Polenta, you see, has a very humble origin and history--it's an ancient, peasant dish from Northern Italy. The affluent rarely touched it. You may have heard Italian cooks boast that it was a main diet of Roman soldiers on military campaigns. Well, early Romans may have eaten a mush (a thick porridge) called polenta, but it certainly couldn't have been made from corn, which was unknown in Europe until the 16th century.
Grain, which was grown for animals, is indigestible by humans unless it is first ground into meal or flour. (The word "meal" originally meant ground grain.) Cereal or flour is easily transported and stored, and can later be mixed with water and baked, grilled, or cooked. The first polenta was cooked buckwheat meal, or mush. It wasn't highly nutritious or tasty, but it prevented famine. The Romans in the British Isles may have given the Celts the idea for Haggis.

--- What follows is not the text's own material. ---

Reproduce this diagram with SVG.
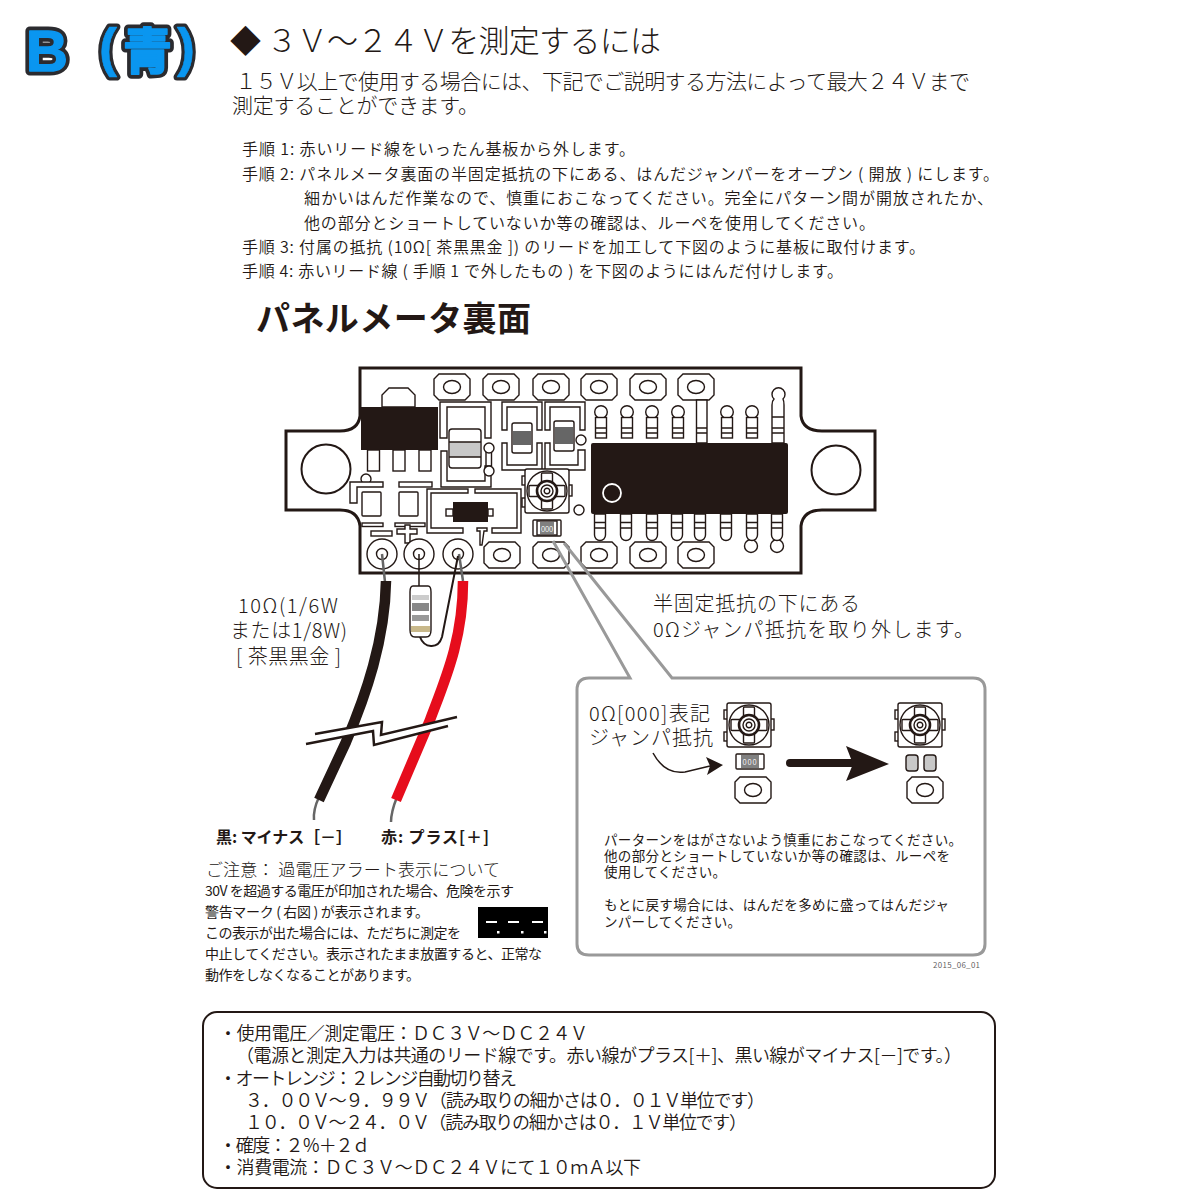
<svg xmlns="http://www.w3.org/2000/svg" xmlns:xlink="http://www.w3.org/1999/xlink" width="1200" height="1200" viewBox="0 0 1200 1200">
<style>
text{font-family:"Noto Sans CJK JP","Liberation Sans",sans-serif;fill:#231815;font-size:16px;font-weight:350}
.t{font-weight:300}
.o{fill:#fff;stroke:#231815;stroke-width:1.4}
.k{fill:#231815}
.b{font-weight:700}
.h{font-size:21px;font-weight:300}.m{font-size:20px;font-weight:300}.s{font-size:13.5px;font-weight:400}.n{font-size:14px;font-weight:400}.f{font-size:18px}
.bo{fill:#2b2b2f;stroke:#2b2b2f;stroke-linejoin:round;font-weight:900}
.bl{fill:#0a96f0;stroke:#0a96f0;stroke-width:1.6;stroke-linejoin:round;font-weight:900}
.la{font-family:"Liberation Sans",sans-serif}
</style>
<defs>
<g id="pad"><path class="o" d="M-13,-13H13L18,-8V8L13,13H-13L-18,8V-8Z"/><ellipse class="o" rx="8.5" ry="6.5"/></g>
<g id="tpin"><circle class="o" r="6.3"/><rect class="o" x="-5.5" y="5.500" width="11" height="20.500"/><path class="o" d="M-5.5,16H5.5M-5.5,21H5.5"/></g>
<g id="bpin"><path class="o" d="M-5.5,0H5.5V21A5.5,5.5 0 0 1 -5.5,21Z"/><path class="o" d="M-5.5,8.500H5.5M-5.5,14H5.5"/></g>
<g id="trim">
<rect class="o" x="-25" y="-15" width="4" height="9"/><rect class="o" x="-25" y="7" width="4" height="9"/><rect class="o" x="21" y="-6" width="4" height="11"/>
<rect class="o" x="-22" y="-22" width="44" height="44" rx="2"/>
<circle class="o" r="20"/>
<rect class="o" x="-5.500" y="-18" width="11" height="36" rx="1"/><rect class="o" x="-18" y="-5.500" width="36" height="11" rx="1"/>
<circle cx="0" cy="0" r="10" fill="#fff" stroke="#231815" stroke-width="2.600"/><circle class="o" r="6"/><circle class="o" r="2.800"/>
</g>
<g id="via"><circle class="o" r="5"/></g>
</defs>

<g id="badge">
<text class="bo la" x="26" y="71" style="font-size:58px;stroke-width:9">B</text>
<text class="bl la" x="26" y="71" style="font-size:58px">B</text>
<text class="bo la" x="99" y="66" style="font-size:54px;stroke-width:7">(</text>
<text class="bl la" x="99" y="66" style="font-size:54px;stroke-width:.5">(</text>
<text class="bo" x="123" y="69" style="font-size:49px;stroke-width:9">青</text>
<text class="bl" x="123" y="69" style="font-size:49px">青</text>
<text class="bo la" x="177" y="66" style="font-size:54px;stroke-width:7">)</text>
<text class="bl la" x="177" y="66" style="font-size:54px;stroke-width:.5">)</text>
</g>

<g id="intro">
<text class="t" x="230" y="52" style="font-size:31px" textLength="431">◆ ３Ｖ～２４Ｖを測定するには</text>
<text class="h" x="215" y="89" textLength="755">　１５Ｖ以上で使用する場合には、下記でご説明する方法によって最大２４Ｖまで</text>
<text class="h" x="232" y="113" textLength="247">測定することができます。</text>
<text x="242" y="155" textLength="393">手順 1: 赤いリード線をいったん基板から外します。</text>
<text x="242" y="180" textLength="757">手順 2: パネルメータ裏面の半固定抵抗の下にある、はんだジャンパーをオープン ( 開放 ) にします。</text>
<text x="304" y="204" textLength="689">細かいはんだ作業なので、慎重におこなってください。完全にパターン間が開放されたか、</text>
<text x="304" y="229" textLength="571">他の部分とショートしていないか等の確認は、ルーペを使用してください。</text>
<text x="242" y="253" textLength="683">手順 3: 付属の抵抗 (10Ω[ 茶黒黒金 ]) のリードを加工して下図のように基板に取付けます。</text>
<text x="242" y="277" textLength="601">手順 4: 赤いリード線 ( 手順 1 で外したもの ) を下図のようにはんだ付けします。</text>
<text class="b" x="256" y="331" style="font-size:34px" textLength="275">パネルメータ裏面</text>
</g>

<g id="board">
<path d="M360,368H801V416Q803,431 822,431H875V510H822Q803,510 801,526V573H360V526Q358,510 340,510H286V431H340Q358,431 360,416Z" fill="#fff" stroke="#231815" stroke-width="3"/>
<circle cx="326" cy="469" r="24.5" fill="#fff" stroke="#231815" stroke-width="2"/>
<circle cx="836" cy="470" r="24.5" fill="#fff" stroke="#231815" stroke-width="2"/>
<use xlink:href="#pad" x="452" y="387"/><use xlink:href="#pad" x="501" y="387"/><use xlink:href="#pad" x="551" y="387"/><use xlink:href="#pad" x="599" y="387"/><use xlink:href="#pad" x="648" y="387"/><use xlink:href="#pad" x="696" y="387"/>
<use xlink:href="#pad" x="502" y="555"/><use xlink:href="#pad" x="551" y="555"/><use xlink:href="#pad" x="599" y="555"/><use xlink:href="#pad" x="648" y="555"/><use xlink:href="#pad" x="696" y="555"/>
<path class="o" d="M382,407V395L389,388H408L415,395V407Z"/>
<rect class="k" x="361" y="407" width="77" height="43"/>
<rect class="o" x="367.500" y="450" width="12" height="21"/><rect class="o" x="393" y="450" width="12" height="21"/><rect class="o" x="419" y="450" width="12" height="21"/>
<path class="o" d="M440,402H491V438H485V407H447V438H440Z"/>
<path class="o" d="M441,451H447V481H485V466H491V487H441Z"/>
<rect class="o" x="449" y="429" width="32" height="39" rx="3"/>
<rect x="450" y="442" width="30" height="15" fill="#c8c8c8"/><path class="o" d="M449,442H481M449,457H481"/>
<path class="o" d="M486,452V468M491.500,452V468"/>
<use xlink:href="#via" x="489" y="448"/><use xlink:href="#via" x="489" y="471"/>
<path class="o" d="M502,402H542V430H537V407H507V430H502Z"/>
<path class="o" d="M502,443H507V465H537V443H542V470H502Z"/>
<path class="o" d="M545,402H585V430H580V407H550V430H545Z"/>
<path class="o" d="M545,443H550V465H578V450H585V470H545Z"/>
<rect class="o" x="512" y="423" width="20" height="30" rx="2"/><rect x="513" y="431" width="18" height="14" fill="#666"/>
<rect class="o" x="554" y="421" width="20" height="30" rx="2"/><rect x="555" y="427" width="18" height="17" fill="#666"/>
<use xlink:href="#via" x="581" y="440"/>
<use xlink:href="#trim" x="547" y="491"/>
<use xlink:href="#via" x="579" y="510"/>
<use xlink:href="#via" x="366" y="479"/>
<path class="o" d="M350,482H383V487H357V503H350Z"/>
<rect class="o" x="362" y="492" width="19" height="24" rx="1"/><rect class="o" x="399" y="492" width="19" height="24" rx="1"/>
<rect class="o" x="399" y="482" width="33" height="5"/>
<rect class="o" x="362" y="523" width="21" height="3.500"/><rect class="o" x="395" y="523" width="30" height="3.500"/>
<rect class="o" x="371" y="531" width="21" height="5"/>
<path class="o" d="M405,529V525H410V529H417V534H410V543H405V534H397V529Z"/>
<path class="o" d="M427,489H468V493H431V528H463V533H427Z"/>
<path class="o" d="M475,489H521V533H492V528H517V493H475Z"/>
<rect class="o" x="446" y="509" width="7" height="7"/><rect class="o" x="488" y="509" width="5" height="7"/>
<rect class="k" x="453" y="502" width="35" height="20"/>
<path class="o" d="M477,528H487V531H484L482,545L480,545L480,531H477Z"/>
<rect class="o" x="533" y="520" width="28" height="16" rx="1"/><rect class="o" x="537" y="521" width="20" height="14" fill="#888"/>
<rect x="540" y="522" width="14" height="12" fill="#808080"/><text x="541" y="531.500" style="font-size:7.500px;fill:#fff" textLength="12">000</text>
<use xlink:href="#tpin" x="601" y="412"/><use xlink:href="#tpin" x="627" y="412"/><use xlink:href="#tpin" x="652" y="412"/><use xlink:href="#tpin" x="678" y="412"/><use xlink:href="#tpin" x="727" y="412"/><use xlink:href="#tpin" x="752" y="412"/>
<path class="o" d="M696.500,400H707V443H696.500ZM696.500,428H707M696.500,433H707"/>
<path class="o" d="M772,417V405Q772,401 774,399A6.500,6.500 0 1 1 783,399Q784,401 784,405V417ZM772,417H784V443H772ZM772,428H784M772,433H784"/>
<rect class="k" x="591" y="443" width="197" height="71" rx="2"/>
<circle cx="612" cy="493" r="9" fill="#231815" stroke="#fff" stroke-width="1.800"/>
<circle class="o" cx="751" cy="546" r="6.500"/><circle class="o" cx="777" cy="546" r="6.500"/>
<use xlink:href="#bpin" x="600" y="514"/><use xlink:href="#bpin" x="626" y="514"/><use xlink:href="#bpin" x="652" y="514"/><use xlink:href="#bpin" x="677" y="514"/><use xlink:href="#bpin" x="700" y="514"/><use xlink:href="#bpin" x="726" y="514"/><use xlink:href="#bpin" x="752" y="514"/><use xlink:href="#bpin" x="777" y="514"/>
<circle class="o" cx="382" cy="554" r="15"/><circle class="o" cx="382" cy="554" r="5.500"/>
<circle class="o" cx="419" cy="554" r="15"/><circle class="o" cx="419" cy="554" r="5.500"/>
<circle class="o" cx="458" cy="554" r="15"/><circle class="o" cx="458" cy="554" r="5.500"/>
</g>

<g id="connectors" fill="none">
<path d="M382,554L385,582M463,581L459,554" stroke="#666" stroke-width="2.500"/>
<path d="M419,554V587" stroke="#231815" stroke-width="1.500"/>
<path d="M420,637C424,648 438,650 442,637L458,556" stroke="#231815" stroke-width="2"/>
<path d="M319,797Q313,810 314,820M397,797Q391,812 391,822" stroke="#666" stroke-width="2.500"/>
<path d="M386,581C385,640 366,695 346,742L319,800" stroke="#231815" stroke-width="10.500"/>
<path d="M463,581C463,640 445,680 430,720L396,800" stroke="#e60d1c" stroke-width="10.500"/>
</g>

<g id="resistor">
<path class="o" d="M413,586H428Q431,586 431,592V630Q431,637 426,637H415Q410,637 410,630V592Q410,586 413,586Z"/>
<rect x="412" y="595" width="17" height="5" fill="#ccc"/><rect x="412" y="603" width="17" height="8" fill="#888"/><rect x="412" y="615" width="17" height="6" fill="#999"/><rect x="411" y="626" width="19" height="6" fill="#c8b88a"/>
</g>

<g id="break">
<path d="M315,734L382,722L381,735L457,717L448,726L374,745L373,731L306,744Z" fill="#fff"/>
<path d="M315,734L382,722L381,735L457,717M306,744L373,731L374,745L448,726" fill="none" stroke="#231815" stroke-width="2.500"/>
</g>

<g id="callout">
<rect x="577" y="678" width="408" height="277" rx="12" fill="#fff"/>
<path d="M553,541L630,678H589Q577,678 577,690V944Q577,955 589,955H973Q985,955 985,944V690Q985,678 973,678H672L564,543" fill="none" stroke="#999" stroke-width="3"/>
</g>

<g id="jumper">
<use xlink:href="#trim" x="749" y="725"/><use xlink:href="#trim" x="920" y="725"/>
<rect class="o" x="736" y="754" width="28" height="15" rx="1"/><rect x="741" y="755" width="18" height="13" fill="#808080"/><text x="742.500" y="765" style="font-size:7.500px;fill:#fff" textLength="14">000</text>
<rect class="o" x="906" y="755" width="12" height="16" rx="3" style="fill:#c8c8c8"/><rect class="o" x="924" y="755" width="12" height="16" rx="3" style="fill:#c8c8c8"/>
<use xlink:href="#pad" x="753" y="790"/><use xlink:href="#pad" x="925" y="790"/>
<path d="M790,763H852" stroke="#231815" stroke-width="8" stroke-linecap="round"/>
<path class="k" d="M846,746L889,764L846,781L853,764Z"/>
<path d="M653,753Q665,775 685,772L710,766" fill="none" stroke="#231815" stroke-width="1.500"/>
<path class="k" d="M706,757L723,765L707,775L710,766Z"/>
</g>

<g id="labels">
<text class="m" x="238" y="613" textLength="100">10Ω(1/6W</text>
<text class="m" x="230" y="638" textLength="117">または1/8W)</text>
<text class="m" x="236" y="664" textLength="105">[ 茶黒黒金 ]</text>
<text class="m" x="653" y="611" textLength="207">半固定抵抗の下にある</text>
<text class="m" x="653" y="637" textLength="321">0Ωジャンパ抵抗を取り外します。</text>
<text class="m" x="589" y="721" textLength="121">0Ω[000]表記</text>
<text class="m" x="589" y="745" textLength="124">ジャンパ抵抗</text>
<text class="b" x="216" y="843" textLength="136">黒: マイナス［－］</text>
<text class="b" x="381" y="843" textLength="108">赤: プラス[＋]</text>
<text class="s" x="604" y="845" textLength="358">パーターンをはがさないよう慎重におこなってください。</text>
<text class="s" x="604" y="861" textLength="346">他の部分とショートしていないか等の確認は、ルーペを</text>
<text class="s" x="604" y="877" textLength="122">使用してください。</text>
<text class="s" x="604" y="910" textLength="345">もとに戻す場合には、はんだを多めに盛ってはんだジャ</text>
<text class="s" x="604" y="927" textLength="137">ンパーしてください。</text>
<text x="933" y="968" style="font-size:8px;fill:#555" textLength="47">2015_06_01</text>
</g>

<g id="caution">
<text class="t" x="206" y="876" style="font-size:17px" textLength="294">ご注意： 過電圧アラート表示について</text>
<text class="n" x="205" y="896" textLength="309">30V を超過する電圧が印加された場合、危険を示す</text>
<text class="n" x="205" y="917" textLength="224">警告マーク ( 右図 ) が表示されます。</text>
<text class="n" x="205" y="938" textLength="256">この表示が出た場合には、ただちに測定を</text>
<text class="n" x="205" y="959" textLength="337">中止してください。表示されたまま放置すると、正常な</text>
<text class="n" x="205" y="980" textLength="215">動作をしなくなることがあります。</text>
<rect x="478" y="907" width="70" height="31" fill="#000"/>
<path d="M486,922H497M508,922H519M532,922H543" stroke="#fff" stroke-width="2"/>
<path d="M497,931h2.500v2.500h-2.500zM521,931h2.500v2.500h-2.500zM544,931h2.500v2.500h-2.500z" fill="#fff"/>
</g>

<g id="spec">
<rect x="203" y="1012" width="792" height="176" rx="14" fill="#fff" stroke="#231815" stroke-width="2"/>
<text class="f" x="219" y="1040" textLength="369">・使用電圧／測定電圧：ＤＣ３Ｖ～ＤＣ２４Ｖ</text>
<text class="f" x="236" y="1062" textLength="726">（電源と測定入力は共通のリード線です。赤い線がプラス[＋]、黒い線がマイナス[－]です。）</text>
<text class="f" x="219" y="1085" textLength="298">・オートレンジ：２レンジ自動切り替え</text>
<text class="f" x="245" y="1107" textLength="520">３．００Ｖ～９．９９Ｖ（読み取りの細かさは０．０１Ｖ単位です）</text>
<text class="f" x="245" y="1129" textLength="502">１０．０Ｖ～２４．０Ｖ（読み取りの細かさは０．１Ｖ単位です）</text>
<text class="f" x="219" y="1152" textLength="151">・確度：２％＋２ｄ</text>
<text class="f" x="219" y="1174" textLength="422">・消費電流：ＤＣ３Ｖ～ＤＣ２４Ｖにて１０ｍＡ以下</text>
</g>
</svg>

Italians, the world's greatest cooks, figured out ways to make polenta rich, flavorful, and nutritious, by serving it with other less austere foods, and enriching it with dairy products, such as butter and cheese. They have also made its preparation a family ritual, including the use of the copper paiolo and wooden spoon. And the use of cornmeal in place of ground buckwheat added variety. Today all Italians, not just the poor, enjoy polenta, even though it is still associated with hardship and deprivation, as it literally kept millions alive.
In Italy and the rest of Europe, corn is still primarily grown for animal feed. It's interesting that aside from polenta, you won't find many uses for corn or its byproducts in Italian cooking.
You can buy corn flour imported from Italy called polenta, but you can also find perfectly good domestic cornmeal in the U.S. and other corn-producing countries. The more coarsely ground cornmeal is preferred over the more finely ground flour, as it gives a more robust texture.
Once prepared, polenta doen't have to be consumed immediately. It can be chilled and cut into shapes for grilling, baking, roasting, or frying. Look around--you will find limitless uses for polenta!